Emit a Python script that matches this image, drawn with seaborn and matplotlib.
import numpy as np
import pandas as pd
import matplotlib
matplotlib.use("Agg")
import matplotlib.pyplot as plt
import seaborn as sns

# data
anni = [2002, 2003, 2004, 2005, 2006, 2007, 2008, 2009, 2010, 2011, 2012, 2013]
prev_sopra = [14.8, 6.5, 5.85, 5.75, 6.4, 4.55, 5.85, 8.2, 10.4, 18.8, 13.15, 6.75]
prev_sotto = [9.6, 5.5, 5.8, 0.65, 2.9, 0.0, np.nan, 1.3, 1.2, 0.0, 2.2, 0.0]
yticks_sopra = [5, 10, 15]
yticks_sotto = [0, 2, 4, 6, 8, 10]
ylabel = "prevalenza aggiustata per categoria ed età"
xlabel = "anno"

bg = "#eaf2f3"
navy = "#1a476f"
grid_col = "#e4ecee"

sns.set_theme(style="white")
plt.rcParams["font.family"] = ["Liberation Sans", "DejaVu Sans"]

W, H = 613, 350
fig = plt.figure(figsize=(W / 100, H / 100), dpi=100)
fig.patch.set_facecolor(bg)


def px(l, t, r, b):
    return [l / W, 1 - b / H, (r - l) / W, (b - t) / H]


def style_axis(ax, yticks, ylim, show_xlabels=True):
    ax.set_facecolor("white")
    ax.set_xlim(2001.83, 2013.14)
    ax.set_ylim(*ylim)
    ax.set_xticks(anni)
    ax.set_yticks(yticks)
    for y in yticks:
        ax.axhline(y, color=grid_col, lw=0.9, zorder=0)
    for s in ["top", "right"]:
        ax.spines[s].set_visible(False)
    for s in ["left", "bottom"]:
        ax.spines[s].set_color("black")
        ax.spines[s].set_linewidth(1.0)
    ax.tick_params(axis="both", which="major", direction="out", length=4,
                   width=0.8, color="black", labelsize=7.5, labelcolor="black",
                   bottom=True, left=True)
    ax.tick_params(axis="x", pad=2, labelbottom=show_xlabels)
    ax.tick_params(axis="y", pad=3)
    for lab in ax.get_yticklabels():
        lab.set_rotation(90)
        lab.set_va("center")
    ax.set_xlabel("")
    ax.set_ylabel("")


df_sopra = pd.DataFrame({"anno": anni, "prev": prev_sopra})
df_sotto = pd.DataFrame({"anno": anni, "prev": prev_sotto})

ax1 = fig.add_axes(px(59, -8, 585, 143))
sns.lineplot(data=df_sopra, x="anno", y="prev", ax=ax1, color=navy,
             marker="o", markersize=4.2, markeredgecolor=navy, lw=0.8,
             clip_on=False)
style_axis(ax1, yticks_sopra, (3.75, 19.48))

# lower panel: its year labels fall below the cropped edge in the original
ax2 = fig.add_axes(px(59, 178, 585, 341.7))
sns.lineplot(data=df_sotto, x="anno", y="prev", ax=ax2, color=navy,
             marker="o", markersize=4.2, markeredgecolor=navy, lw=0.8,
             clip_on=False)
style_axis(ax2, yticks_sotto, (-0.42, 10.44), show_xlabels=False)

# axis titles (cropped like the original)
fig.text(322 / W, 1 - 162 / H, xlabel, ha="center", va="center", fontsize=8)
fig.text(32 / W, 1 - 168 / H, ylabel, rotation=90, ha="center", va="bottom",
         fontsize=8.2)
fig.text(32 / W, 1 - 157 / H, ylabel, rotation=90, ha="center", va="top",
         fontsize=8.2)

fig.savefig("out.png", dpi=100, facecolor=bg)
********************
• [Do this]: Print only the lines from the top of the data above down to the line holding "import seaborn as sns", inclusive.

• [Finished task]:
Emit a Python script that matches this image, drawn with seaborn and matplotlib.
import numpy as np
import pandas as pd
import matplotlib
matplotlib.use("Agg")
import matplotlib.pyplot as plt
import seaborn as sns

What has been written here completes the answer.